DATA SEGMENT
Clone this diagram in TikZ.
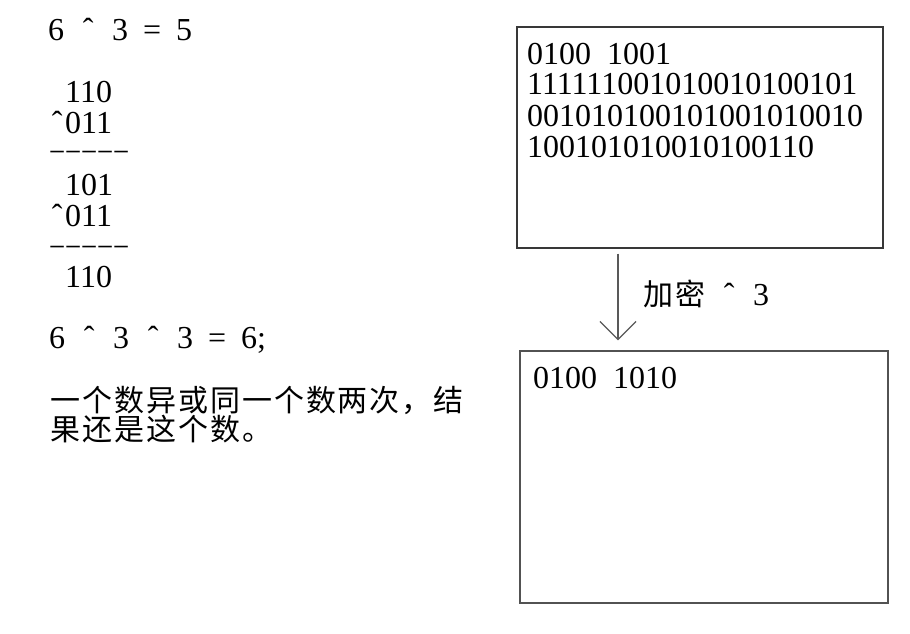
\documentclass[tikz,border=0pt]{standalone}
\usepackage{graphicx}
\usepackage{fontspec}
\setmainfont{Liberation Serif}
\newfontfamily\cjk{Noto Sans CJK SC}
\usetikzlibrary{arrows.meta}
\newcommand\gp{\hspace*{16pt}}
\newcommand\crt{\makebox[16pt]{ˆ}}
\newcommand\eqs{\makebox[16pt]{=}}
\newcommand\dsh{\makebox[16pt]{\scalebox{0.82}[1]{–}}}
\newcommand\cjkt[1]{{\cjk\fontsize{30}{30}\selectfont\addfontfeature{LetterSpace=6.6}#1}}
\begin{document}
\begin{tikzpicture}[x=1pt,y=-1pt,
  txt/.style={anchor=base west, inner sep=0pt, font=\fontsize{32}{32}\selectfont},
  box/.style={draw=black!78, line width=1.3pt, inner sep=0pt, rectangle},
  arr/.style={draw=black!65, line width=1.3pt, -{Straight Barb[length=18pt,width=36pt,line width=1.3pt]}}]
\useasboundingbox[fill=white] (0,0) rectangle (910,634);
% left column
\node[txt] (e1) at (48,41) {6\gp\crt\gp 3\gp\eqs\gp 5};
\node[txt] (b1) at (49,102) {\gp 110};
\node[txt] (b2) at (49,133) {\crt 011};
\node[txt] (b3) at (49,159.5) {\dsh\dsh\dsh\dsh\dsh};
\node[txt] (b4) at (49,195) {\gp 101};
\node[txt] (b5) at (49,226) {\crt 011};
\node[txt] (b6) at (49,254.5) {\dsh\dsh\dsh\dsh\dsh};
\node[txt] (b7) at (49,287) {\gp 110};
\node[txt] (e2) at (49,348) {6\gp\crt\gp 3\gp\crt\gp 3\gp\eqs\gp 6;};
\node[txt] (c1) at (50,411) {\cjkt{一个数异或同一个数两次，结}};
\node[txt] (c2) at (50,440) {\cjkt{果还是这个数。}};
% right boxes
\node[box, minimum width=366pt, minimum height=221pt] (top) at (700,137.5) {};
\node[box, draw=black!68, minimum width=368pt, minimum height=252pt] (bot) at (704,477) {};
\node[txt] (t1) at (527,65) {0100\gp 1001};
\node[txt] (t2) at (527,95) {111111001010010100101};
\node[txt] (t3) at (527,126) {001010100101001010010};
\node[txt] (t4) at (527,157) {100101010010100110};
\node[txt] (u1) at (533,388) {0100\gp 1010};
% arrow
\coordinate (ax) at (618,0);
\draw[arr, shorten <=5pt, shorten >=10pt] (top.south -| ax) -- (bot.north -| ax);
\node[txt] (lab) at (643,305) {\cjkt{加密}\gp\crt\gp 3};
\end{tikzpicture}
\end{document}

GIVEN REQUEST
Omit the pictures, then output the rest of the listing exactly.

REPLY TO THE EXERCISE
Clone this diagram in TikZ.
\documentclass[tikz,border=0pt]{standalone}
\usepackage{graphicx}
\usepackage{fontspec}
\setmainfont{Liberation Serif}
\newfontfamily\cjk{Noto Sans CJK SC}
\usetikzlibrary{arrows.meta}
\newcommand\gp{\hspace*{16pt}}
\newcommand\crt{\makebox[16pt]{ˆ}}
\newcommand\eqs{\makebox[16pt]{=}}
\newcommand\dsh{\makebox[16pt]{\scalebox{0.82}[1]{–}}}
\newcommand\cjkt[1]{{\cjk\fontsize{30}{30}\selectfont\addfontfeature{LetterSpace=6.6}#1}}
\begin{document}
\begin{tikzpicture}[x=1pt,y=-1pt,
  txt/.style={anchor=base west, inner sep=0pt, font=\fontsize{32}{32}\selectfont},
  box/.style={draw=black!78, line width=1.3pt, inner sep=0pt, rectangle},
  arr/.style={draw=black!65, line width=1.3pt, -{Straight Barb[length=18pt,width=36pt,line width=1.3pt]}}]
\useasboundingbox[fill=white] (0,0) rectangle (910,634);
% left column
\node[txt] (e1) at (48,41) {6\gp\crt\gp 3\gp\eqs\gp 5};
\node[txt] (b1) at (49,102) {\gp 110};
\node[txt] (b2) at (49,133) {\crt 011};
\node[txt] (b3) at (49,159.5) {\dsh\dsh\dsh\dsh\dsh};
\node[txt] (b4) at (49,195) {\gp 101};
\node[txt] (b5) at (49,226) {\crt 011};
\node[txt] (b6) at (49,254.5) {\dsh\dsh\dsh\dsh\dsh};
\node[txt] (b7) at (49,287) {\gp 110};
\node[txt] (e2) at (49,348) {6\gp\crt\gp 3\gp\crt\gp 3\gp\eqs\gp 6;};
\node[txt] (c1) at (50,411) {\cjkt{一个数异或同一个数两次，结}};
\node[txt] (c2) at (50,440) {\cjkt{果还是这个数。}};
% right boxes
\node[box, minimum width=366pt, minimum height=221pt] (top) at (700,137.5) {};
\node[box, draw=black!68, minimum width=368pt, minimum height=252pt] (bot) at (704,477) {};
\node[txt] (t1) at (527,65) {0100\gp 1001};
\node[txt] (t2) at (527,95) {111111001010010100101};
\node[txt] (t3) at (527,126) {001010100101001010010};
\node[txt] (t4) at (527,157) {100101010010100110};
\node[txt] (u1) at (533,388) {0100\gp 1010};
% arrow
\coordinate (ax) at (618,0);
\draw[arr, shorten <=5pt, shorten >=10pt] (top.south -| ax) -- (bot.north -| ax);
\node[txt] (lab) at (643,305) {\cjkt{加密}\gp\crt\gp 3};
\end{tikzpicture}
\end{document}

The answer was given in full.